Türkiye'nin günümüzdeki en büyük partisi Ak Parti'ye bir göz atalım. CHP'yi konuşmuyoruz, çünkü orada kimin ne demek istediği bir türlü anlaşılmıyor. Ne olur, ne olmaz bir yanlış yapmayalım. Ak Parti kuruluş yıllarında bir koalisyondu. İçinde Erdoğan'ın çevresindeki Milli Görüşçüler olduğu gibi, liberaller, Özalcılar, FETÖ'cüler ve hatta sosyalistler vardı. Tayyip Bey bunları bir süre aynı hareket içinde tutmayı başardı. Zaman geçip partinin yönü belli olduğunda buna uyum sağlayamayanlar yavaş yavaş döküldü. Zorunlu olarak birlikte olunan FETÖ ise 2016 kalkışmasından sonra tasfiye edildi. Bir kısmı ise kendileri ayrılmayı tercih etti.
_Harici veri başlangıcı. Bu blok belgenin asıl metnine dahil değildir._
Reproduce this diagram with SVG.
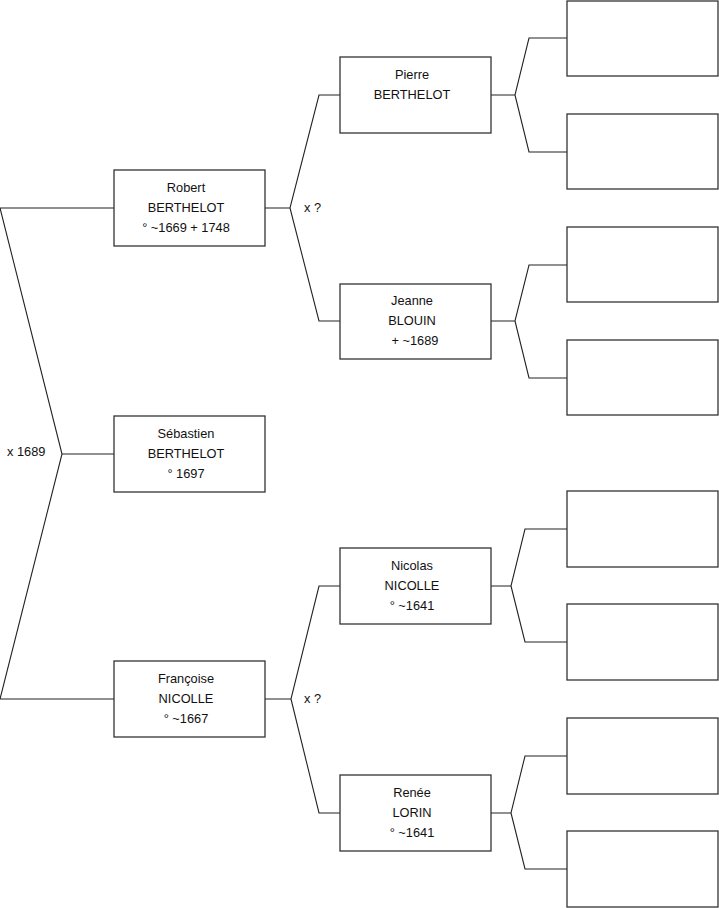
<svg xmlns="http://www.w3.org/2000/svg" width="719" height="908" viewBox="0 0 719 908">
<style>
.box{fill:#fff;stroke:#333;stroke-width:1.3}
.ln{fill:none;stroke:#222;stroke-width:1.1}
text{font-family:"Liberation Sans",Arial,sans-serif;font-size:12.8px;fill:#111}
.c{text-anchor:middle}
</style>
<rect width="719" height="908" fill="#fff"/>
<g id="connectors">
<path class="ln" d="M114,208 H0 L62,454 L0,699 H114 M62,454 H114"/>
<path class="ln" d="M265,208 H290 L319,95 H340 M290,208 L319,321 H340"/>
<path class="ln" d="M265,699 H291 L319,586 H340 M291,699 L319,813 H340"/>
<path class="ln" d="M491,95 H515 L529,38 H567 M515,95 L529,152 H567"/>
<path class="ln" d="M491,321 H515 L529,265 H567 M515,321 L529,378 H567"/>
<path class="ln" d="M491,586 H511 L525,529 H567 M511,586 L525,642 H567"/>
<path class="ln" d="M491,813 H511 L525,756 H567 M511,813 L525,869 H567"/>
<text x="7" y="455.5">x 1689</text>
<text x="304" y="211.5">x ?</text>
<text x="304" y="702.5">x ?</text>
</g>
<g id="robert"><rect class="box" x="114" y="170" width="151" height="76"/>
<text class="c" x="186" y="191.5">Robert</text><text class="c" x="186" y="211.5">BERTHELOT</text><text class="c" x="186" y="231.5">° ~1669 + 1748</text></g>
<g id="sebastien"><rect class="box" x="114" y="416" width="151" height="76"/>
<text class="c" x="186" y="437.5">Sébastien</text><text class="c" x="186" y="457.5">BERTHELOT</text><text class="c" x="186" y="477.5">° 1697</text></g>
<g id="francoise"><rect class="box" x="114" y="661" width="151" height="76"/>
<text class="c" x="186" y="682.5">Françoise</text><text class="c" x="186" y="702.5">NICOLLE</text><text class="c" x="186" y="722.5">° ~1667</text></g>
<g id="pierre"><rect class="box" x="340" y="57" width="151" height="76"/>
<text class="c" x="412" y="78.5">Pierre</text><text class="c" x="412" y="98.5">BERTHELOT</text></g>
<g id="jeanne"><rect class="box" x="340" y="284" width="151" height="75"/>
<text class="c" x="412" y="304.5">Jeanne</text><text class="c" x="412" y="324.5">BLOUIN</text><text class="c" x="415" y="344.5">+ ~1689</text></g>
<g id="nicolas"><rect class="box" x="340" y="548" width="151" height="76"/>
<text class="c" x="412" y="589.5" dy="-20">Nicolas</text><text class="c" x="412" y="589.5">NICOLLE</text><text class="c" x="412" y="609.5">° ~1641</text></g>
<g id="renee"><rect class="box" x="340" y="775" width="151" height="76"/>
<text class="c" x="412" y="796.5">Renée</text><text class="c" x="412" y="816.5">LORIN</text><text class="c" x="412" y="836.5">° ~1641</text></g>
<g id="g3a"><rect class="box" x="567" y="1" width="151" height="75"/></g>
<g id="g3b"><rect class="box" x="567" y="114" width="151" height="75"/></g>
<g id="g3c"><rect class="box" x="567" y="227" width="151" height="75"/></g>
<g id="g3d"><rect class="box" x="567" y="340" width="151" height="75"/></g>
<g id="g3e"><rect class="box" x="567" y="491" width="151" height="76"/></g>
<g id="g3f"><rect class="box" x="567" y="604" width="151" height="76"/></g>
<g id="g3g"><rect class="box" x="567" y="718" width="151" height="76"/></g>
<g id="g3h"><rect class="box" x="567" y="831" width="151" height="76"/></g>
</svg>
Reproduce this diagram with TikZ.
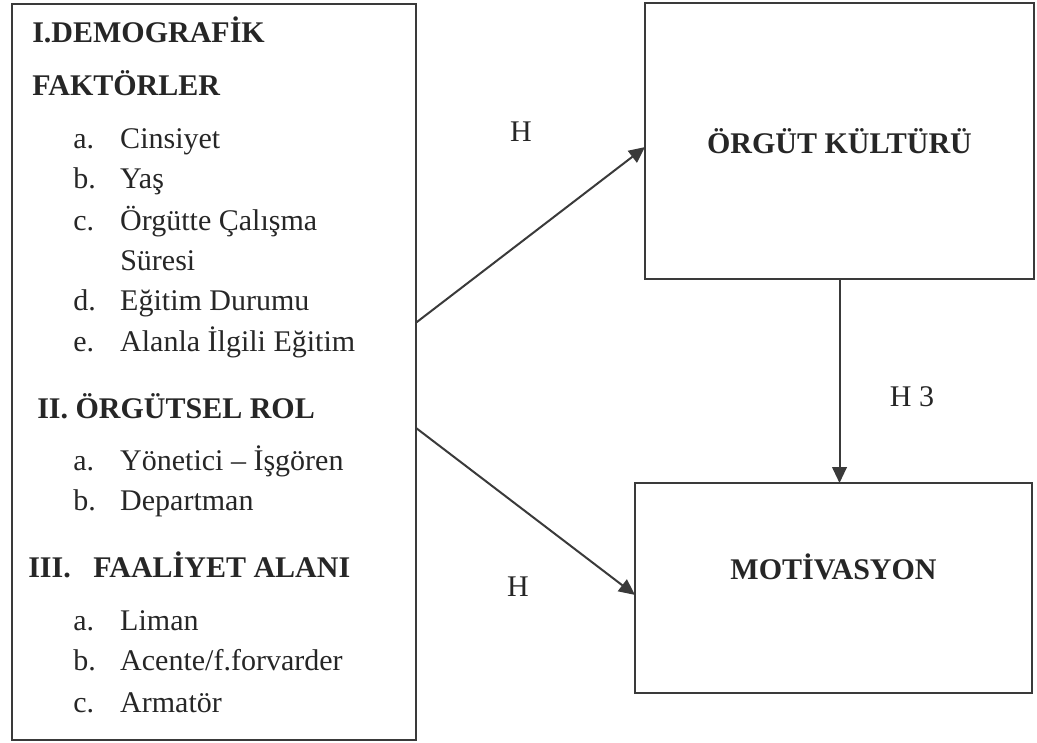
\documentclass[tikz,border=0pt]{standalone}
\usepackage{fontspec}
\setmainfont{Liberation Serif}
\usetikzlibrary{arrows.meta, positioning, calc}
\definecolor{grisKoyu}{HTML}{3A3A3A}
\definecolor{grisYazi}{HTML}{262626}
\colorlet{colCizgi}{grisKoyu}
\colorlet{colYazi}{grisYazi}
\newcommand{\madde}[1]{\makebox[35.25pt][l]{#1}}
\tikzset{
  kutuTemel/.style={
    draw=colCizgi, line width=1.5pt,
    inner sep=0pt, outer sep=0pt
  },
  baslikYazi/.style={font=\fontsize{22.5}{27}\selectfont\bfseries, text=colYazi, inner sep=0pt},
  baslikSol/.style={baslikYazi, anchor=base west},
  maddeYazi/.style={font=\fontsize{22.5}{27}\selectfont, text=colYazi, inner sep=0pt, anchor=base west},
  ok/.style={-{Triangle[length=12pt, width=11pt]}, line width=1.5pt, colCizgi},
  okEtiketi/.style={font=\fontsize{22.5}{27}\selectfont, text=colYazi, inner sep=0pt},
}

\begin{document}
\begin{tikzpicture}[x=0.75pt, y=-0.75pt]
    \useasboundingbox (0,0) rectangle (1037,742);
    % kutular
    \node[kutuTemel, minimum width=303pt, minimum height=552pt] (faktorler) at (214,372) {};
    \node[kutuTemel, baslikYazi, minimum width=291.75pt, minimum height=207pt] (kultur) at (839.5,141) {ÖRGÜT KÜLTÜRÜ};
    \node[kutuTemel, minimum width=297.75pt, minimum height=157.5pt] (motivasyon) at (833.5,588) {};
    \node[baslikYazi] (motivasyonYazi) at (833.5,567) {MOTİVASYON};
    % sol kutu metni
    \node[baslikSol] (demografik) at (32,43) {I.DEMOGRAFİK};
    \node[baslikSol] (faktor) at (32,95) {FAKTÖRLER};
    \node[maddeYazi] (cinsiyet) at (73,148) {\madde{a.}Cinsiyet};
    \node[maddeYazi] (yas) at (73,188) {\madde{b.}Yaş};
    \node[maddeYazi] (calisma) at (73,230) {\madde{c.}Örgütte Çalışma};
    \node[maddeYazi] (sure) at (120,270) {Süresi};
    \node[maddeYazi] (egitim) at (73,310) {\madde{d.}Eğitim Durumu};
    \node[maddeYazi] (alan) at (73,351) {\madde{e.}Alanla İlgili Eğitim};
    \node[baslikSol] (rol) at (37,418) {II. ÖRGÜTSEL ROL};
    \node[maddeYazi] (yonetici) at (73,470) {\madde{a.}Yönetici – İşgören};
    \node[maddeYazi] (departman) at (73,510) {\madde{b.}Departman};
    \node[baslikSol] (faaliyet) at (28,577) {III.\hspace{0.5em} FAALİYET ALANI};
    \node[maddeYazi] (liman) at (73,630) {\madde{a.}Liman};
    \node[maddeYazi] (acente) at (73,670) {\madde{b.}Acente/f.forvarder};
    \node[maddeYazi] (armator) at (73,712) {\madde{c.}Armatör};
    % oklar
    \draw[ok] ($(faktorler.north east)!0.433!(faktorler.south east)$) -- ($(kultur.north west)!0.522!(kultur.south west)$);
    \draw[ok] ($(faktorler.north east)!0.576!(faktorler.south east)$) -- ($(motivasyon.north west)!0.533!(motivasyon.south west)$);
    \draw[ok] (kultur.south) -- (kultur.south |- motivasyon.north);
    \node[okEtiketi] (hUst) at (521,132) {H};
    \node[okEtiketi] (hAlt) at (518,587) {H};
    \node[okEtiketi] (hUc) at (912,397) {H 3};
\end{tikzpicture}
\end{document}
Biz bunlardan söz etmiyoruz. Tüm siyasi hareketler özünde bir koalisyondur. Herkesin en ince ayrıntısına kadar aynı düşüncede olması beklenemez. Biz burada harekettin en önünde görünüp, Reisin yanından ayrılmayan, ondan sonra da bir gece içinde karşısına geçip muhalefetin söylemlerine sıkı sıkıya sarılanlardan söz ediyoruz. Bunlardan bir kısmı daha ilk yıllarda bombayı patlatıp uygun zamanda gemiyi terk ettiler, bir kısmı ise açığa çıkacaklarını anlayıncaya kadar beklediler. Kimdir bunlar? Neden siyasetimizin içine yerleştirilmişlerdir. Örneğin tek görevi İstanbul'u perişan etmek olan bir belediye başkanı neden Mudafa olan soyadını imamlıkla hiçbir ilişkisi olmadığı halde henüz sıradan bir iş adamı iken İmamoğlu olarak değiştirmiştir?
Sosyal medyada bu gibilerin acemi örneklerini görüyoruz. Adam çıkıyor "Ben hayatı boyu filanca partiye oy verdim, ama artık vermeyeceğim" diyor. Hadi oradan yalancı, kimi kandırıyorsun. İnsan zamlara kızar, yönetici kendisiyle yakın ilgilenmedi diye ona kızar, devlet dairelerindeki asık suratlı, tembel görevliler ona çok çektirmiştir, onlara kızar. Ama bu nedenle siyasi felsefesini değiştirmez, ya oturup bir kenara çekilir, ya da işleri düzeltmek için mücadeleye devam eder.
Seçim öncesi bakalım daha ne gibi patlamalar olacak, bekleyelim, görelim.